EXERCISE BRIEF:
Answer with one number: how many lines hold the string "matplotlib".

SUPPLIED DATA:

============================================================

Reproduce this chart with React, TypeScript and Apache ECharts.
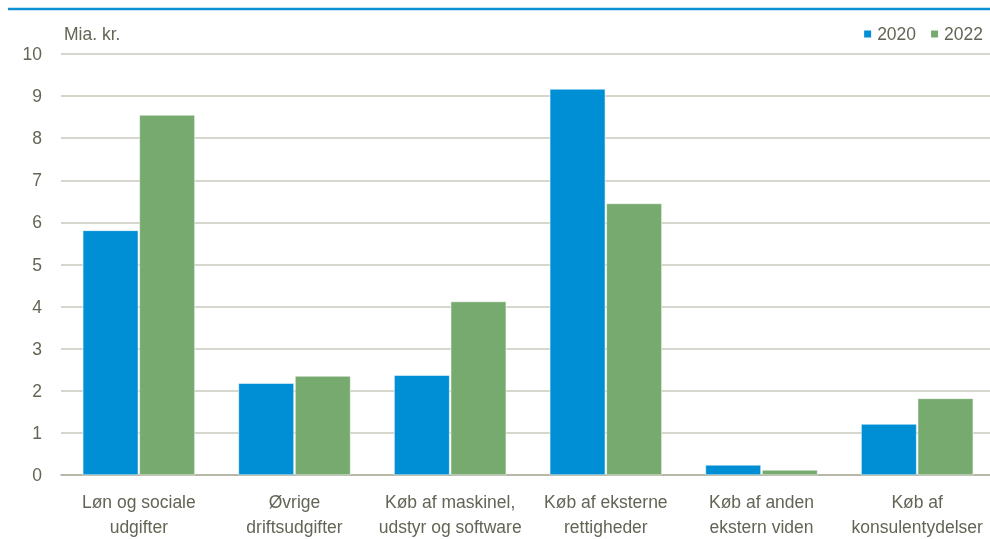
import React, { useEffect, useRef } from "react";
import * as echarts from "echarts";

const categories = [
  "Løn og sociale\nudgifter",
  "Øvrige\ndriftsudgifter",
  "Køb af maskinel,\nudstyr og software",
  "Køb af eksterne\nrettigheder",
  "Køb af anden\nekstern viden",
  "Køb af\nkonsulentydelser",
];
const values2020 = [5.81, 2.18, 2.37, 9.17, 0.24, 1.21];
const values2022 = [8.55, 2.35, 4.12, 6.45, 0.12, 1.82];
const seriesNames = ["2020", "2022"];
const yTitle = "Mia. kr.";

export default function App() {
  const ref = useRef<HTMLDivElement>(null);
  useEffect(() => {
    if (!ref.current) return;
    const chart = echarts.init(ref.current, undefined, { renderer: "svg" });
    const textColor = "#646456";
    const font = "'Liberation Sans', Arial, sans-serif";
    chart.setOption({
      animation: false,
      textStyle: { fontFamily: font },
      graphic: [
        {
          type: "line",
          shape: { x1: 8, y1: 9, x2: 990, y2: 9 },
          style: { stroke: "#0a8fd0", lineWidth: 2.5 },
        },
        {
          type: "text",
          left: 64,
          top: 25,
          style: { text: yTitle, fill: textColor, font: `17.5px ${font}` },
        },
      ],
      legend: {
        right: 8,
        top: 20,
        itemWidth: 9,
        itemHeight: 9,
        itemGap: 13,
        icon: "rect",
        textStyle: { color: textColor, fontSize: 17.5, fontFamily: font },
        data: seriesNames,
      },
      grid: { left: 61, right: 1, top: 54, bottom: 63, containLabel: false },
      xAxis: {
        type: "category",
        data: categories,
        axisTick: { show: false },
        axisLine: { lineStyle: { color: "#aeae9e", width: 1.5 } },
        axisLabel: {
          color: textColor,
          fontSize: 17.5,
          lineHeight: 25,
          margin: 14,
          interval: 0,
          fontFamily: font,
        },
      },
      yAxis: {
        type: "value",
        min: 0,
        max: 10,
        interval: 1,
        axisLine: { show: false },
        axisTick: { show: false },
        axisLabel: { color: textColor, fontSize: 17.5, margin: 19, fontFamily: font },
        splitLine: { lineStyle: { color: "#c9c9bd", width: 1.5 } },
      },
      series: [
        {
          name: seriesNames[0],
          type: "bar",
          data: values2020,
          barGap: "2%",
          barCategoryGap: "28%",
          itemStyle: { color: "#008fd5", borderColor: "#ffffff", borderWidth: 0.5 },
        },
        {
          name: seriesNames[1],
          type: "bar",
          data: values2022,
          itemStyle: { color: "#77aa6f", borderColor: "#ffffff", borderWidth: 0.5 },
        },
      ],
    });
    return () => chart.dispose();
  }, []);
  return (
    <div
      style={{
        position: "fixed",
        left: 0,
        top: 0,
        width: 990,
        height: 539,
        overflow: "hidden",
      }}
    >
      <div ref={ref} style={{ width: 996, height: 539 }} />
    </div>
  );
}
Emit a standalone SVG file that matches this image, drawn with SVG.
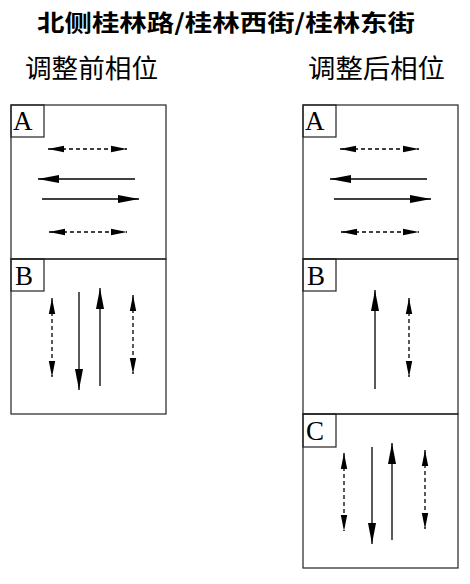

============================================================

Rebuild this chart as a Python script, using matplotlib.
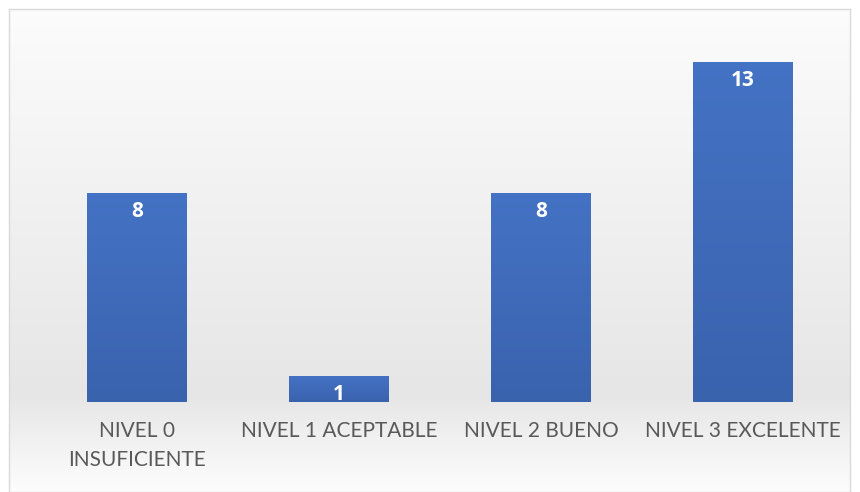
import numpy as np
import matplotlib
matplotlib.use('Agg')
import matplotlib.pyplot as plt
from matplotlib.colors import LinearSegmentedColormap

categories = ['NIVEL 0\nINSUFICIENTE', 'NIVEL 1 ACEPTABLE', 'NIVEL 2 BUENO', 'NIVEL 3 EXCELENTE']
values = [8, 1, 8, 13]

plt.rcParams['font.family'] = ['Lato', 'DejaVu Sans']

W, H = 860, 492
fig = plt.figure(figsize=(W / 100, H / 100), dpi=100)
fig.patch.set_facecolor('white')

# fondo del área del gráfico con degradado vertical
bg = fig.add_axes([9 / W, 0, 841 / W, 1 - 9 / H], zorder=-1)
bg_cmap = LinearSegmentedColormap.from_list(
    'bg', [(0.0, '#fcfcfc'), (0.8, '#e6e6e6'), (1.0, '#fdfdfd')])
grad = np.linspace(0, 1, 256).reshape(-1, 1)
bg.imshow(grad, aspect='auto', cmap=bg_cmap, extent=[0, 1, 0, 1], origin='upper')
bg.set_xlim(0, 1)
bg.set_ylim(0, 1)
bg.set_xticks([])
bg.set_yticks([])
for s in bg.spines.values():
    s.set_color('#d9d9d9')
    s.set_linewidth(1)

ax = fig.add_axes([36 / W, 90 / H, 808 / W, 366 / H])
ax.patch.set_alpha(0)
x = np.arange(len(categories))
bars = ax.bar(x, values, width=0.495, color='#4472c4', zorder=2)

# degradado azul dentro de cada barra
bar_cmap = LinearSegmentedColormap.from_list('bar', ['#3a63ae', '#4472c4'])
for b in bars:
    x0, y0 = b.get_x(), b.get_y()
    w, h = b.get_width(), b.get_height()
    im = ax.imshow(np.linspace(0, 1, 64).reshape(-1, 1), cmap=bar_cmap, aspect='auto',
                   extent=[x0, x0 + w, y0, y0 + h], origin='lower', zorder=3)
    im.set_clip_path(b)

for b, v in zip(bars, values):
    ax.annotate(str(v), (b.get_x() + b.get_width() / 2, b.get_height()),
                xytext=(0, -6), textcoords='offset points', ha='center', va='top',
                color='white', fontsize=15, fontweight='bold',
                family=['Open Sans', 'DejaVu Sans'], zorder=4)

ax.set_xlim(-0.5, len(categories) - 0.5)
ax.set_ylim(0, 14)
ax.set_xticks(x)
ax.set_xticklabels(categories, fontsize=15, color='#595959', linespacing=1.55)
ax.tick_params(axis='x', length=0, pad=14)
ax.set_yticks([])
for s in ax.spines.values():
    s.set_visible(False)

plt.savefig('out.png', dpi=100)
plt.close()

============================================================

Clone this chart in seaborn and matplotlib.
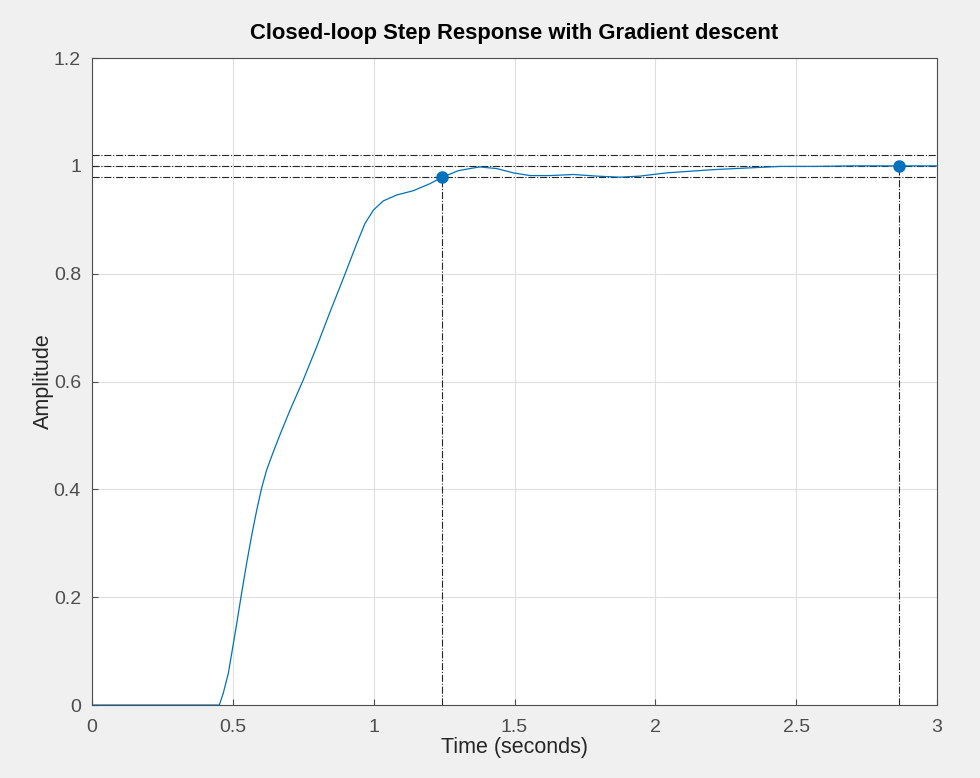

============================================================

TASK SOLUTION:
6